Flanders will compensate home owners hit by solar panel judgement

Flanders will compensate home owners hit by solar panel judgement

The Flemish government is to offer a one-off compensation to home owners affected by the court judgement on supplying solar power to the national grid.

The Constitutional Court last week struck down a Flemish system which allowed owners of solar panels to feed energy into the grid in return for energy they take out at other times.

The system used a so-called ‘roll-back counter’. Homes with solar panels could access power from the grid when solar power was low, and then when conditions were better and they became net contributors – for example during warm-sunny periods when consumption was low and production high – that would cause the counter to roll back.

In effect, they would be paying for energy used with energy produced later. And the benefit would be available for 15 years counting from this year.

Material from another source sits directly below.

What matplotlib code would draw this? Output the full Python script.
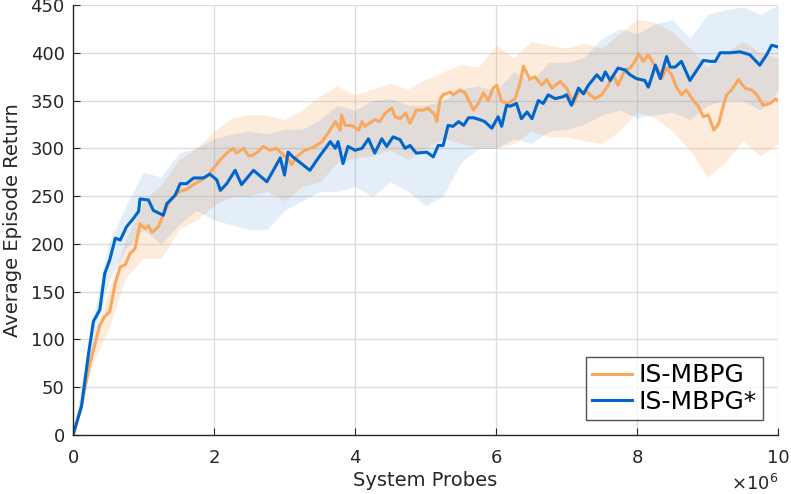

The problem before the court was not over the efficiency of such a system, but over its discriminatory nature. The possibility of roll-back was only available to those who installed solar panels before 31 December 2020, and so discriminated against those who did not. Also, it discriminated against anyone who does not have solar panels.

Owners who had met the conditions were outraged when it became clear this week that the incentive that had been offered to them would no longer apply. The investment they had made in installing the solar infrastructure could no longer be earned back in the way promised.

Now Flemish energy minister Zuhal Demir (N-VA) has come forward with a proposal to pay a one-time compensation of €1,500 to every home owner who installed solar panels in the period in question – or €100 a year for the 15 years the roll-back system would otherwise have operated. The exact details of the new compensation will be revealed in the coming week.

Some 100,000 households are concerned, and Demir reckoned that would allow them a return on the average investment of 5%. In the meantime, the Flemish taxpayer would have to pay up €579 million for what is essentially an administrative error.

In addition, early adopters will receive little or nothing in the way of compensation. The sum to be paid out is on a sliding scale according to how long households have been able to benefit from the roll-back counter. Anyone who installed solar panels in 2020 will get the full amount. The sum will be reduced the longer an installation has been in place.

In the first instance, 100,000 homes will be affected immediately by the change, as they already have a digital meter installed. That still leaves 470,000 homes with an analogue meter, which still allows a roll-back counter. Those homes will have to be brought up to date for the court judgement to be enacted. The government estimates the change-over will be complete by 2029.